Community—folks in The Forest are connected various ways person-to-person.
No Roots, No Fruits
That’s one way to spot The Forest. Each Forest is a little different, but each is also similar. The claims may sound fanciful, but we’ve seen them time & again. We’ve also seen teams living in The Forest pruned out of their Desert companies for not fitting in. You can have the fruits over time, but only by investing in the roots, investing in community.
Message Kent if you’d like a custom remote talk for your engineering team.
I'd like to hear more about the Magic Circle. It feels like something Kent has written about before (in the past 2 years) but I don't recall.
I'd like to put some additional ideas/dept into these metaphors if I may.
1. In the real world, there has to be a range of environments between/besides desert and forest. Maybe a glade, small wood, farmland, dare I say "orchard"?
2. Forests don't thrive without mushrooms. Mushrooms and trees have a symbiotic relationship in which they exchange nutrients underground. And mushrooms break down the dead trees and plant matter into rich soil.
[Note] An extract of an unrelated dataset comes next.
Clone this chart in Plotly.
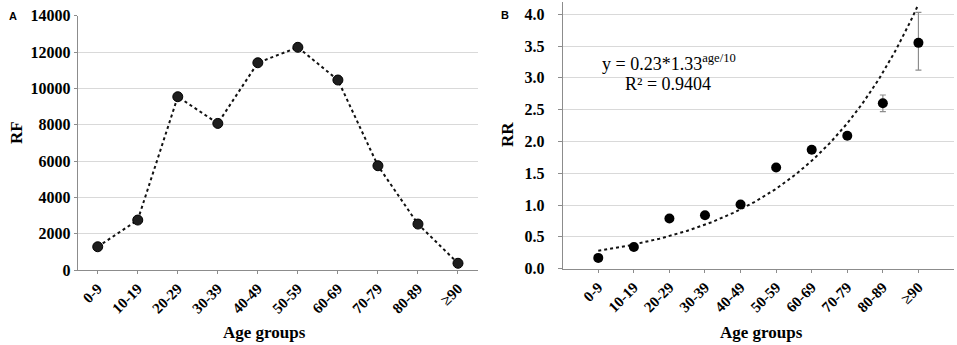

These additional metaphors aren't a stretch either. What happens between Desert and Forest? The world isn't binary and I think there we're some illustrations last time that showed two peaks/valleys. Yes the binary system illustrates the point better by drawing a contrast between the two environments, but may send the message that there are only two options. Besides, a well tended orchard will produce more fruit than a wild forest.
Secondly, mushrooms are the unsung heros of the tree world. There are parallels in the business world in which the metaphor lives. Who are these "business mushrooms" that have a symbiotic relationship with our forest/glade/orchard? Without them, your forest will quickly turn to desert!